= Written problem =
Reproduce exactly the lines from the one containing "Recreate this image" through the end of the listing, minus the pictures.

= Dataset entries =

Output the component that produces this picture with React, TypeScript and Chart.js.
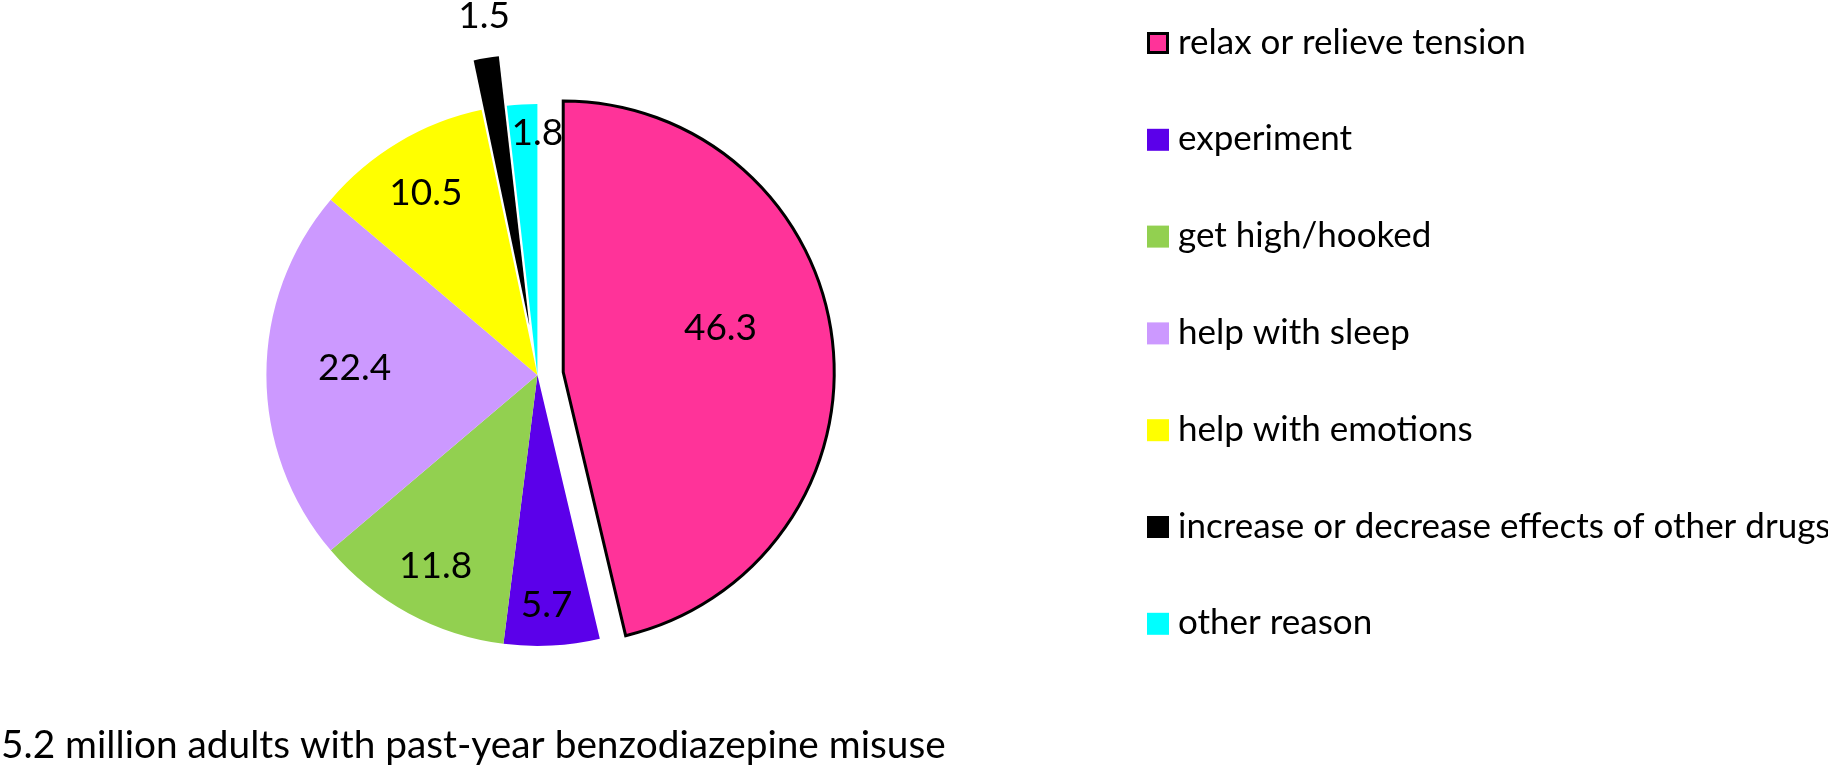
import React, { useEffect, useRef } from "react";
import { Chart, registerables } from "chart.js";

Chart.register(...registerables);

// ---- data ----
const categories = [
  "relax or relieve tension",
  "experiment",
  "get high/hooked",
  "help with sleep",
  "help with emotions",
  "increase or decrease effects of other drugs",
  "other reason",
];
const percentages = [46.3, 5.7, 11.8, 22.4, 10.5, 1.5, 1.8];
const caption = "5.2 million adults with past-year benzodiazepine misuse";

// ---- styles / layout ----
const sliceColors = ["#FF3399", "#5B00EA", "#92D050", "#CC99FF", "#FFFF00", "#000000", "#00FFFF"];
const sliceBorderWidths = [3, 0, 0, 0, 0, 0, 0];
const explodeOffsets = [26, 0, 0, 0, 0, 50, 0];
const labelAngleFrac = [0.4435, 0.537, 0.494, 0.532, 0.486, 0.66, 1.0];
const labelRadiusFrac = [0.604, 0.843, 0.795, 0.675, 0.792, 1.158, 0.898];

const W = 1828;
const H = 771;
const CENTER_X = 537.4;
const CENTER_Y = 375;
const RADIUS = 271;
const FONT = "Lato, 'Open Sans', sans-serif";
const LABEL_SIZE = 37;
const LEGEND_SIZE = 35;
const CAPTION_SIZE = 38.8;
const LEGEND_BOX_X = 1147;
const LEGEND_TEXT_X = 1178;
const LEGEND_TOP = 43;
const LEGEND_STEP = 96.8;
const BOX = 22;

const explodePlugin = {
  id: "explode",
  afterDatasetsUpdate(chart: any) {
    const meta = chart.getDatasetMeta(0);
    meta.data.forEach((arc: any, i: number) => {
      const e = explodeOffsets[i] || 0;
      if (!e) return;
      const mid = (arc.startAngle + arc.endAngle) / 2;
      arc.x += Math.cos(mid) * e;
      arc.y += Math.sin(mid) * e;
    });
  },
};

const labelPlugin = {
  id: "sliceLabels",
  afterDatasetsDraw(chart: any) {
    const ctx = chart.ctx;
    const meta = chart.getDatasetMeta(0);
    ctx.save();
    ctx.font = `${LABEL_SIZE}px ${FONT}`;
    ctx.fillStyle = "#000";
    ctx.textAlign = "center";
    ctx.textBaseline = "alphabetic";
    meta.data.forEach((arc: any, i: number) => {
      const a = arc.startAngle + (arc.endAngle - arc.startAngle) * labelAngleFrac[i];
      const r = arc.outerRadius * labelRadiusFrac[i];
      const x = arc.x + Math.cos(a) * r;
      const y = arc.y + Math.sin(a) * r;
      ctx.fillText(percentages[i].toFixed(1), x, y + LABEL_SIZE * 0.36);
    });
    ctx.restore();
  },
};

const legendPlugin = {
  id: "sideLegend",
  afterDraw(chart: any) {
    const ctx = chart.ctx;
    ctx.save();
    ctx.font = `${LEGEND_SIZE}px ${FONT}`;
    ctx.textAlign = "left";
    ctx.textBaseline = "alphabetic";
    categories.forEach((name, i) => {
      const cy = LEGEND_TOP + i * LEGEND_STEP;
      const y = cy - BOX / 2;
      ctx.fillStyle = sliceColors[i];
      ctx.fillRect(LEGEND_BOX_X, y, BOX, BOX);
      if (sliceBorderWidths[i]) {
        ctx.lineWidth = 3;
        ctx.strokeStyle = "#000";
        ctx.strokeRect(LEGEND_BOX_X + 1.5, y + 1.5, BOX - 3, BOX - 3);
      }
      ctx.fillStyle = "#000";
      ctx.fillText(name, LEGEND_TEXT_X, cy + 10.5);
    });
    ctx.font = `${CAPTION_SIZE}px ${FONT}`;
    ctx.fillText(caption, 1, 758);
    ctx.restore();
  },
};

export default function App() {
  const ref = useRef<HTMLCanvasElement>(null);
  useEffect(() => {
    const chart = new Chart(ref.current as HTMLCanvasElement, {
      type: "pie",
      data: {
        labels: categories,
        datasets: [
          {
            data: percentages,
            backgroundColor: sliceColors,
            borderColor: "#000000",
            borderWidth: sliceBorderWidths,
            borderJoinStyle: "miter",
            radius: RADIUS,
          } as any,
        ],
      },
      options: {
        animation: false,
        responsive: true,
        maintainAspectRatio: false,
        events: [],
        layout: {
          padding: { left: 0, right: W - 2 * CENTER_X, top: 0, bottom: H - 2 * CENTER_Y },
        },
        plugins: {
          legend: { display: false },
          tooltip: { enabled: false },
        },
      } as any,
      plugins: [explodePlugin, labelPlugin, legendPlugin],
    });
    return () => chart.destroy();
  }, []);
  return (
    <div style={{ position: "absolute", left: 0, top: 0, width: W, height: H, background: "#fff" }}>
      <canvas ref={ref} />
    </div>
  );
}
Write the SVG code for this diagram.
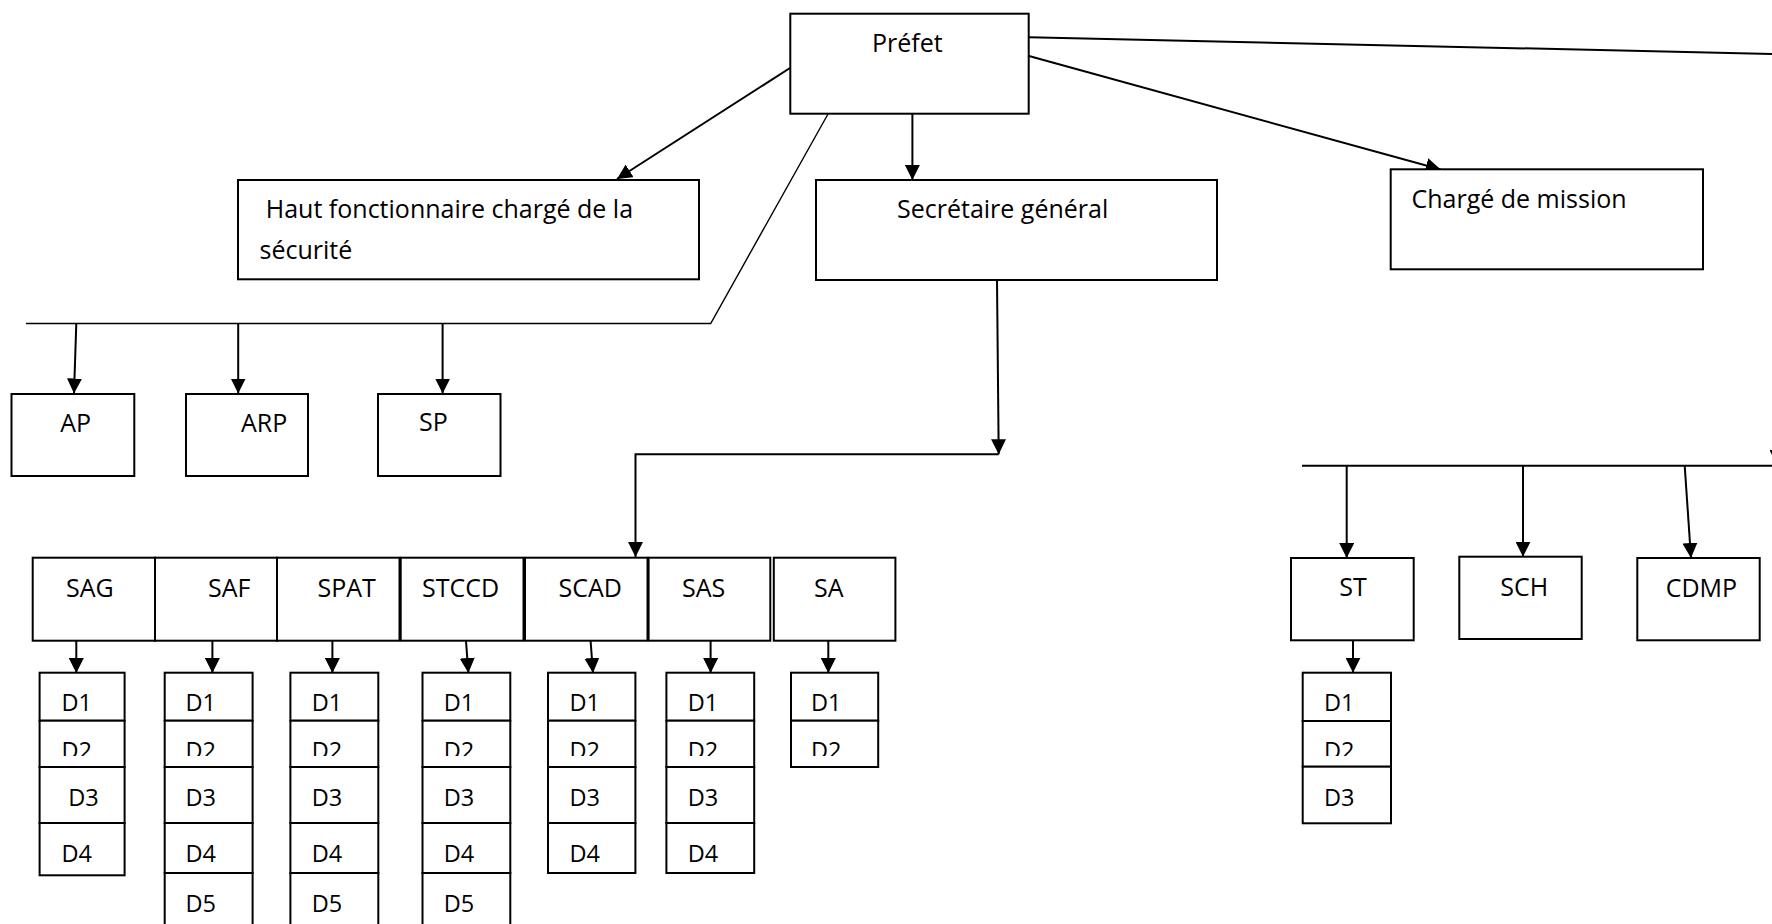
<svg xmlns="http://www.w3.org/2000/svg" width="1772" height="924" viewBox="0 0 1772 924">
<style>
.box{fill:#fff;stroke:#000;stroke-width:2}
.c{fill:none;stroke:#000;stroke-width:2}
.thin{fill:none;stroke:#000;stroke-width:1.4}
.t{font-family:"Open Sans","Liberation Sans",sans-serif;font-size:25px;fill:#000}
.d{font-family:"Open Sans","Liberation Sans",sans-serif;font-size:23.5px;fill:#000}
</style>
<defs>
<marker id="ah" markerUnits="userSpaceOnUse" markerWidth="15" markerHeight="15" refX="15" refY="7.5" orient="auto">
<path d="M0,0 L15,7.5 L0,15 z" fill="#000"/>
</marker>
<clipPath id="clipD2"><rect x="0" y="725" width="1772" height="31"/></clipPath>
</defs>
<rect width="1772" height="924" fill="#fff"/>

<g id="connectors">
<line class="c" x1="790" y1="68" x2="617" y2="179" marker-end="url(#ah)"/>
<line class="c" x1="912.4" y1="114" x2="912.4" y2="180" marker-end="url(#ah)"/>
<line class="c" x1="1029" y1="56" x2="1440.7" y2="169.5" marker-end="url(#ah)"/>
<polyline class="c" points="1029,37.3 1777,54 1777,465" marker-end="url(#ah)"/>
<polyline class="thin" points="828,114 710.7,323.5 26,323.5"/>
<line class="c" x1="76.3" y1="323.5" x2="74" y2="393.5" marker-end="url(#ah)"/>
<line class="c" x1="238.2" y1="323.5" x2="238.2" y2="393.5" marker-end="url(#ah)"/>
<line class="c" x1="442.6" y1="323.5" x2="442.6" y2="393.5" marker-end="url(#ah)"/>
<line class="c" x1="997" y1="280" x2="998.7" y2="454.3" marker-end="url(#ah)"/>
<polyline class="c" points="998.7,454.3 635.5,454.3 635.5,557" marker-end="url(#ah)"/>
<line class="c" x1="76.3" y1="641" x2="76.3" y2="673" marker-end="url(#ah)"/>
<line class="c" x1="212.4" y1="641" x2="212.4" y2="673" marker-end="url(#ah)"/>
<line class="c" x1="332.4" y1="641" x2="332.4" y2="673" marker-end="url(#ah)"/>
<line class="c" x1="466" y1="641" x2="468.4" y2="673" marker-end="url(#ah)"/>
<line class="c" x1="590.6" y1="641" x2="593" y2="673" marker-end="url(#ah)"/>
<line class="c" x1="710.6" y1="641" x2="710.6" y2="673" marker-end="url(#ah)"/>
<line class="c" x1="828.3" y1="641" x2="828.3" y2="673" marker-end="url(#ah)"/>
<line class="c" x1="1302" y1="465.7" x2="1772" y2="465.7"/>
<line class="c" x1="1346.7" y1="465.7" x2="1346.7" y2="558" marker-end="url(#ah)"/>
<line class="c" x1="1523" y1="465.7" x2="1523" y2="556.7" marker-end="url(#ah)"/>
<line class="c" x1="1684.7" y1="465.7" x2="1691" y2="558" marker-end="url(#ah)"/>
<line class="c" x1="1353" y1="640.3" x2="1353" y2="672.7" marker-end="url(#ah)"/>
</g>

<g id="prefet">
<rect class="box" x="790.3" y="13.7" width="238.4" height="100"/>
<text class="t" x="872" y="52.3">Préfet</text>
</g>
<g id="haut-fonctionnaire">
<rect class="box" x="238" y="180" width="461" height="99.3"/>
<text class="t" x="265.8" y="218"><tspan x="265.8" y="218">Haut fonctionnaire chargé de la</tspan><tspan x="259.5" y="258.7">sécurité</tspan></text>
</g>
<g id="secretaire-general">
<rect class="box" x="816" y="180" width="401" height="100"/>
<text class="t" x="897" y="218.3">Secrétaire général</text>
</g>
<g id="charge-de-mission">
<rect class="box" x="1390.7" y="169.3" width="312.3" height="100"/>
<text class="t" x="1411.5" y="207.7">Chargé de mission</text>
</g>

<g id="ap"><rect class="box" x="11.5" y="394" width="122.8" height="82"/><text class="t" x="60.3" y="431.7">AP</text></g>
<g id="arp"><rect class="box" x="186" y="394" width="122" height="82"/><text class="t" x="241" y="431.7">ARP</text></g>
<g id="sp"><rect class="box" x="378" y="394" width="122.5" height="82"/><text class="t" x="419" y="431">SP</text></g>

<g id="sag"><rect class="box" x="32.7" y="557.7" width="122.3" height="83"/><text class="t" x="66" y="596.7">SAG</text></g>
<g id="saf"><rect class="box" x="155" y="557.7" width="122" height="83"/><text class="t" x="208" y="596.7">SAF</text></g>
<g id="spat"><rect class="box" x="277" y="557.7" width="122.5" height="83"/><text class="t" x="317.5" y="596.7">SPAT</text></g>
<g id="stccd"><rect class="box" x="400.7" y="557.7" width="122.8" height="83"/><text class="t" x="422" y="596.7">STCCD</text></g>
<g id="scad"><rect class="box" x="525" y="557.7" width="122.5" height="83"/><text class="t" x="558.5" y="596.7">SCAD</text></g>
<g id="sas"><rect class="box" x="648.6" y="557.7" width="121.7" height="83"/><text class="t" x="682" y="596.7">SAS</text></g>
<g id="sa"><rect class="box" x="773.8" y="557.7" width="121.6" height="83"/><text class="t" x="814" y="596.7">SA</text></g>

<g id="st"><rect class="box" x="1291" y="558" width="122.7" height="82.3"/><text class="t" x="1339.3" y="595.7">ST</text></g>
<g id="sch"><rect class="box" x="1459.3" y="556.7" width="122.4" height="82.3"/><text class="t" x="1500.3" y="595.7">SCH</text></g>
<g id="cdmp"><rect class="box" x="1637.3" y="558" width="122.4" height="82.3"/><text class="t" x="1665.7" y="597">CDMP</text></g>

<g id="sag-d">
<rect class="box" x="39.6" y="672.7" width="85" height="48"/>
<rect class="box" x="39.6" y="720.7" width="85" height="46.3"/>
<rect class="box" x="39.6" y="767" width="85" height="56"/>
<rect class="box" x="39.6" y="823" width="85" height="52.3"/>
<text class="d" x="61.4" y="711">D1</text>
<text class="d" x="61.4" y="759.4" clip-path="url(#clipD2)">D2</text>
<text class="d" x="68.3" y="805.7">D3</text>
<text class="d" x="61.4" y="861.7">D4</text>
</g>
<g id="saf-d">
<rect class="box" x="164.7" y="672.7" width="87.9" height="48"/>
<rect class="box" x="164.7" y="720.7" width="87.9" height="46.3"/>
<rect class="box" x="164.7" y="767" width="87.9" height="56"/>
<rect class="box" x="164.7" y="823" width="87.9" height="50"/>
<rect class="box" x="164.7" y="873" width="87.9" height="60"/>
<text class="d" x="185.4" y="711">D1</text>
<text class="d" x="185.4" y="759.4" clip-path="url(#clipD2)">D2</text>
<text class="d" x="185.4" y="805.7">D3</text>
<text class="d" x="185.4" y="861.7">D4</text>
<text class="d" x="185.4" y="911.7">D5</text>
</g>
<g id="spat-d">
<rect class="box" x="290.4" y="672.7" width="87.9" height="48"/>
<rect class="box" x="290.4" y="720.7" width="87.9" height="46.3"/>
<rect class="box" x="290.4" y="767" width="87.9" height="56"/>
<rect class="box" x="290.4" y="823" width="87.9" height="50"/>
<rect class="box" x="290.4" y="873" width="87.9" height="60"/>
<text class="d" x="311.7" y="711">D1</text>
<text class="d" x="311.7" y="759.4" clip-path="url(#clipD2)">D2</text>
<text class="d" x="311.7" y="805.7">D3</text>
<text class="d" x="311.7" y="861.7">D4</text>
<text class="d" x="311.7" y="911.7">D5</text>
</g>
<g id="stccd-d">
<rect class="box" x="422.5" y="672.7" width="87.8" height="48"/>
<rect class="box" x="422.5" y="720.7" width="87.8" height="46.3"/>
<rect class="box" x="422.5" y="767" width="87.8" height="56"/>
<rect class="box" x="422.5" y="823" width="87.8" height="50"/>
<rect class="box" x="422.5" y="873" width="87.8" height="60"/>
<text class="d" x="443.7" y="711">D1</text>
<text class="d" x="443.7" y="759.4" clip-path="url(#clipD2)">D2</text>
<text class="d" x="443.7" y="805.7">D3</text>
<text class="d" x="443.7" y="861.7">D4</text>
<text class="d" x="443.7" y="911.7">D5</text>
</g>
<g id="scad-d">
<rect class="box" x="548" y="672.7" width="87.4" height="48"/>
<rect class="box" x="548" y="720.7" width="87.4" height="46.3"/>
<rect class="box" x="548" y="767" width="87.4" height="56"/>
<rect class="box" x="548" y="823" width="87.4" height="50"/>
<text class="d" x="569.4" y="711">D1</text>
<text class="d" x="569.4" y="759.4" clip-path="url(#clipD2)">D2</text>
<text class="d" x="569.4" y="805.7">D3</text>
<text class="d" x="569.4" y="861.7">D4</text>
</g>
<g id="sas-d">
<rect class="box" x="666.4" y="672.7" width="87.8" height="48"/>
<rect class="box" x="666.4" y="720.7" width="87.8" height="46.3"/>
<rect class="box" x="666.4" y="767" width="87.8" height="56"/>
<rect class="box" x="666.4" y="823" width="87.8" height="50"/>
<text class="d" x="687.7" y="711">D1</text>
<text class="d" x="687.7" y="759.4" clip-path="url(#clipD2)">D2</text>
<text class="d" x="687.7" y="805.7">D3</text>
<text class="d" x="687.7" y="861.7">D4</text>
</g>
<g id="sa-d">
<rect class="box" x="791" y="672.7" width="87.2" height="48"/>
<rect class="box" x="791" y="720.7" width="87.2" height="46.3"/>
<text class="d" x="811" y="711">D1</text>
<text class="d" x="811" y="759.4" clip-path="url(#clipD2)">D2</text>
</g>
<g id="st-d">
<rect class="box" x="1302.7" y="672.7" width="88.3" height="48.3"/>
<rect class="box" x="1302.7" y="721" width="88.3" height="45.7"/>
<rect class="box" x="1302.7" y="766.7" width="88.3" height="56.6"/>
<text class="d" x="1324" y="710.7">D1</text>
<text class="d" x="1324" y="759.4" clip-path="url(#clipD2)">D2</text>
<text class="d" x="1324" y="805.7">D3</text>
</g>
</svg>
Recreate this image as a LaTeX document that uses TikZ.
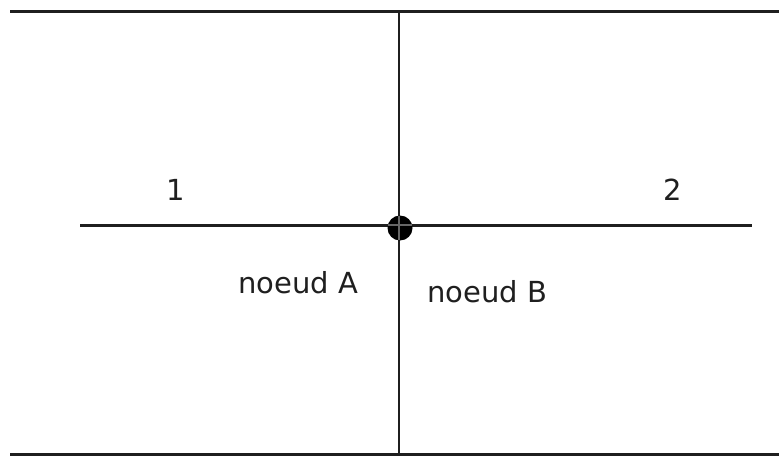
\documentclass[tikz,border=0pt]{standalone}
\usepackage{fontspec}
\setmainfont{DejaVu Sans}
\begin{document}
\begin{tikzpicture}[x=1pt,y=1pt,
  wire/.style={line width=3pt,color=black!88},
  lbl/.style={font=\fontsize{29}{32}\selectfont,inner sep=0pt,anchor=base,text=black!88}]
\useasboundingbox (0,0) rectangle (779,456);
% named end points
\coordinate (TL) at (10,444);
\coordinate (TR) at (779,444);
\coordinate (BL) at (10,2);
\coordinate (BR) at (779,2);
\coordinate (VT) at (399,444);
\coordinate (VB) at (399,0);
\coordinate (ML) at (80,231);
\coordinate (MR) at (752,231);
% lines
\draw[wire] (TL) -- (TR);
\draw[wire] (BL) -- (BR);
\draw[wire,line width=2.6pt] (VT) -- (VB);
\draw[wire] (ML) -- (MR);
% junction dot
\node (dot) [circle,fill=black,minimum size=25pt,inner sep=0pt] at (400,228) {};
\draw[wire,line width=2pt,color=black!60] (399,216) -- (399,240);
\draw[wire,line width=2pt,color=black!60] (388,231) -- (412,231);
% labels
\node (l1) [lbl] at (176,256) {1};
\node (l2) [lbl] at (673,256) {2};
\node (nA) [lbl] at (298,163) {noeud A};
\node (nB) [lbl] at (487,154) {noeud B};
\end{tikzpicture}
\end{document}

= Expected answer =
Recreate this image as a LaTeX document that uses TikZ.
\documentclass[tikz,border=0pt]{standalone}
\usepackage{fontspec}
\setmainfont{DejaVu Sans}
\begin{document}
\begin{tikzpicture}[x=1pt,y=1pt,
  wire/.style={line width=3pt,color=black!88},
  lbl/.style={font=\fontsize{29}{32}\selectfont,inner sep=0pt,anchor=base,text=black!88}]
\useasboundingbox (0,0) rectangle (779,456);
% named end points
\coordinate (TL) at (10,444);
\coordinate (TR) at (779,444);
\coordinate (BL) at (10,2);
\coordinate (BR) at (779,2);
\coordinate (VT) at (399,444);
\coordinate (VB) at (399,0);
\coordinate (ML) at (80,231);
\coordinate (MR) at (752,231);
% lines
\draw[wire] (TL) -- (TR);
\draw[wire] (BL) -- (BR);
\draw[wire,line width=2.6pt] (VT) -- (VB);
\draw[wire] (ML) -- (MR);
% junction dot
\node (dot) [circle,fill=black,minimum size=25pt,inner sep=0pt] at (400,228) {};
\draw[wire,line width=2pt,color=black!60] (399,216) -- (399,240);
\draw[wire,line width=2pt,color=black!60] (388,231) -- (412,231);
% labels
\node (l1) [lbl] at (176,256) {1};
\node (l2) [lbl] at (673,256) {2};
\node (nA) [lbl] at (298,163) {noeud A};
\node (nB) [lbl] at (487,154) {noeud B};
\end{tikzpicture}
\end{document}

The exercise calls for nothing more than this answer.